Required work -> Transcribe all of the material exactly. Any picture in it should be left out.

Materials provided ->
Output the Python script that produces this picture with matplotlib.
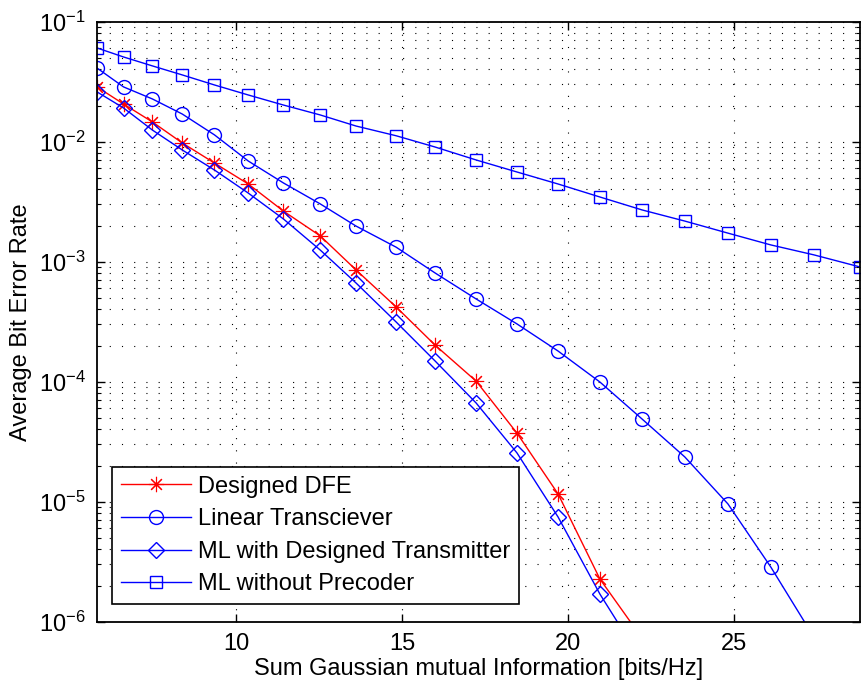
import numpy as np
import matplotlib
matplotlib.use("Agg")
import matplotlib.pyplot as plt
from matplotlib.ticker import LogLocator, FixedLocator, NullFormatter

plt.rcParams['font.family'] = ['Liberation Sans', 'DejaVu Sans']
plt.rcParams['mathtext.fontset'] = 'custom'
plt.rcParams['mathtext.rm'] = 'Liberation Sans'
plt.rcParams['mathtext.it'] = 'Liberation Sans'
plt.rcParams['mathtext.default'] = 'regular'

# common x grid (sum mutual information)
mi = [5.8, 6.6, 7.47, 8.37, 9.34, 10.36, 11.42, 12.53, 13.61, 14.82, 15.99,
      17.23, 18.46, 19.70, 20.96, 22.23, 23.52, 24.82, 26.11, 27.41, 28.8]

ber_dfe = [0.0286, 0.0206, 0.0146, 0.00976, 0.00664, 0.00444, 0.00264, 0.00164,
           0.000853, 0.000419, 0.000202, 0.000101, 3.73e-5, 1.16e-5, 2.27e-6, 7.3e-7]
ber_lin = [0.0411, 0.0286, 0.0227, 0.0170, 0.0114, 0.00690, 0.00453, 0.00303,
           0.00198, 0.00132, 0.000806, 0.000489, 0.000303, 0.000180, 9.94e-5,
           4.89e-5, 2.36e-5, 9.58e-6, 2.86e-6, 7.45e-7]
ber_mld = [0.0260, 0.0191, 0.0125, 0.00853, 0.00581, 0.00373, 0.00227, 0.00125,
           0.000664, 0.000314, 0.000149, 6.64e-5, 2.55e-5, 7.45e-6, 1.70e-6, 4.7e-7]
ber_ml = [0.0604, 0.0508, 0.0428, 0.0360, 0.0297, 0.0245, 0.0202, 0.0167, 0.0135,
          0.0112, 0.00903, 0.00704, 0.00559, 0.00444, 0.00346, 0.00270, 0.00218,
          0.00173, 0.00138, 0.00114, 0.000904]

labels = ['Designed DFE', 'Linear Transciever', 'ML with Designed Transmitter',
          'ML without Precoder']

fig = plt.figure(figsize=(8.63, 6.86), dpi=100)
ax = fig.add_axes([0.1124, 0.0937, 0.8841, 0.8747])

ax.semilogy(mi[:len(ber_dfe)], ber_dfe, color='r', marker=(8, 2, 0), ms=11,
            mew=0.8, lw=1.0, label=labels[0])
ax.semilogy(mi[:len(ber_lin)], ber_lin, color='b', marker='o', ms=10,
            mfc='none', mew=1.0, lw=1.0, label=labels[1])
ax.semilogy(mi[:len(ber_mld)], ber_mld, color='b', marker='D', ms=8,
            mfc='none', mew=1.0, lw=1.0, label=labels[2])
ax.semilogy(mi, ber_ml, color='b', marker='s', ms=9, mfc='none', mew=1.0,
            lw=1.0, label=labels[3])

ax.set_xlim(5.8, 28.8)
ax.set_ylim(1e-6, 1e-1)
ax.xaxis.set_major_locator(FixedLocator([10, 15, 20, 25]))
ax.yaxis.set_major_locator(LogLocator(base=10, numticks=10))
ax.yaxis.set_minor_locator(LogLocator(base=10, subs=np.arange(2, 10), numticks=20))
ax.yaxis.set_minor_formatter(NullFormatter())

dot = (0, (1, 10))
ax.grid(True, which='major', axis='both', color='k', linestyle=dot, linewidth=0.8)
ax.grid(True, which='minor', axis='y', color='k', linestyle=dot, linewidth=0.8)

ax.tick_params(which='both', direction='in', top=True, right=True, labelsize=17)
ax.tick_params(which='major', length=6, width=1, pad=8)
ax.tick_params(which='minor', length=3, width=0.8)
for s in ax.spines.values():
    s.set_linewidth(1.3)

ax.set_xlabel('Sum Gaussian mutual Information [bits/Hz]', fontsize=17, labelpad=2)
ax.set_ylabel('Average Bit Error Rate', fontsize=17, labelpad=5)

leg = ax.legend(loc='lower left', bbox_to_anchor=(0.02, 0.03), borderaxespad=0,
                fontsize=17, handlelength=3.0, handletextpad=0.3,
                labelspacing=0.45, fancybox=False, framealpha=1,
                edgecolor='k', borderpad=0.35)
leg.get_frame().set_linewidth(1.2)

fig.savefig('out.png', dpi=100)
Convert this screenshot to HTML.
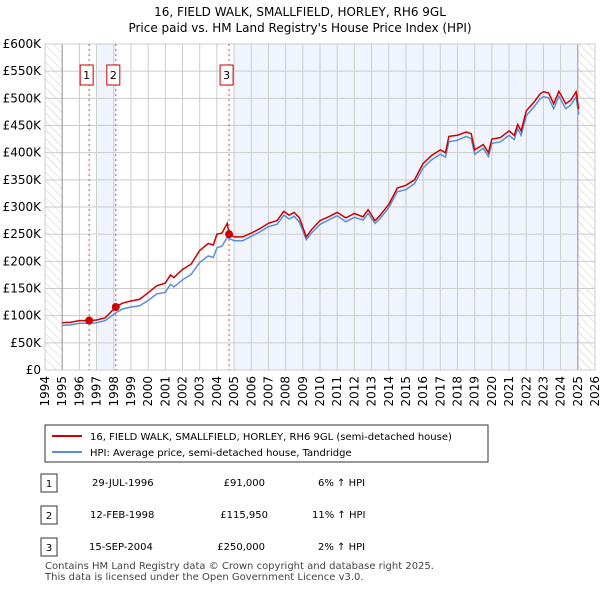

Written response ->
Output the Python script that produces this picture with matplotlib.
import numpy as np
import matplotlib
matplotlib.use("Agg")
import matplotlib.pyplot as plt
from matplotlib.ticker import LogLocator, FixedLocator, NullFormatter

plt.rcParams['font.family'] = ['Liberation Sans', 'DejaVu Sans']
plt.rcParams['mathtext.fontset'] = 'custom'
plt.rcParams['mathtext.rm'] = 'Liberation Sans'
plt.rcParams['mathtext.it'] = 'Liberation Sans'
plt.rcParams['mathtext.default'] = 'regular'

# common x grid (sum mutual information)
mi = [5.8, 6.6, 7.47, 8.37, 9.34, 10.36, 11.42, 12.53, 13.61, 14.82, 15.99,
      17.23, 18.46, 19.70, 20.96, 22.23, 23.52, 24.82, 26.11, 27.41, 28.8]

ber_dfe = [0.0286, 0.0206, 0.0146, 0.00976, 0.00664, 0.00444, 0.00264, 0.00164,
           0.000853, 0.000419, 0.000202, 0.000101, 3.73e-5, 1.16e-5, 2.27e-6, 7.3e-7]
ber_lin = [0.0411, 0.0286, 0.0227, 0.0170, 0.0114, 0.00690, 0.00453, 0.00303,
           0.00198, 0.00132, 0.000806, 0.000489, 0.000303, 0.000180, 9.94e-5,
           4.89e-5, 2.36e-5, 9.58e-6, 2.86e-6, 7.45e-7]
ber_mld = [0.0260, 0.0191, 0.0125, 0.00853, 0.00581, 0.00373, 0.00227, 0.00125,
           0.000664, 0.000314, 0.000149, 6.64e-5, 2.55e-5, 7.45e-6, 1.70e-6, 4.7e-7]
ber_ml = [0.0604, 0.0508, 0.0428, 0.0360, 0.0297, 0.0245, 0.0202, 0.0167, 0.0135,
          0.0112, 0.00903, 0.00704, 0.00559, 0.00444, 0.00346, 0.00270, 0.00218,
          0.00173, 0.00138, 0.00114, 0.000904]

labels = ['Designed DFE', 'Linear Transciever', 'ML with Designed Transmitter',
          'ML without Precoder']

fig = plt.figure(figsize=(8.63, 6.86), dpi=100)
ax = fig.add_axes([0.1124, 0.0937, 0.8841, 0.8747])

ax.semilogy(mi[:len(ber_dfe)], ber_dfe, color='r', marker=(8, 2, 0), ms=11,
            mew=0.8, lw=1.0, label=labels[0])
ax.semilogy(mi[:len(ber_lin)], ber_lin, color='b', marker='o', ms=10,
            mfc='none', mew=1.0, lw=1.0, label=labels[1])
ax.semilogy(mi[:len(ber_mld)], ber_mld, color='b', marker='D', ms=8,
            mfc='none', mew=1.0, lw=1.0, label=labels[2])
ax.semilogy(mi, ber_ml, color='b', marker='s', ms=9, mfc='none', mew=1.0,
            lw=1.0, label=labels[3])

ax.set_xlim(5.8, 28.8)
ax.set_ylim(1e-6, 1e-1)
ax.xaxis.set_major_locator(FixedLocator([10, 15, 20, 25]))
ax.yaxis.set_major_locator(LogLocator(base=10, numticks=10))
ax.yaxis.set_minor_locator(LogLocator(base=10, subs=np.arange(2, 10), numticks=20))
ax.yaxis.set_minor_formatter(NullFormatter())

dot = (0, (1, 10))
ax.grid(True, which='major', axis='both', color='k', linestyle=dot, linewidth=0.8)
ax.grid(True, which='minor', axis='y', color='k', linestyle=dot, linewidth=0.8)

ax.tick_params(which='both', direction='in', top=True, right=True, labelsize=17)
ax.tick_params(which='major', length=6, width=1, pad=8)
ax.tick_params(which='minor', length=3, width=0.8)
for s in ax.spines.values():
    s.set_linewidth(1.3)

ax.set_xlabel('Sum Gaussian mutual Information [bits/Hz]', fontsize=17, labelpad=2)
ax.set_ylabel('Average Bit Error Rate', fontsize=17, labelpad=5)

leg = ax.legend(loc='lower left', bbox_to_anchor=(0.02, 0.03), borderaxespad=0,
                fontsize=17, handlelength=3.0, handletextpad=0.3,
                labelspacing=0.45, fancybox=False, framealpha=1,
                edgecolor='k', borderpad=0.35)
leg.get_frame().set_linewidth(1.2)

fig.savefig('out.png', dpi=100)
Convert this screenshot to HTML.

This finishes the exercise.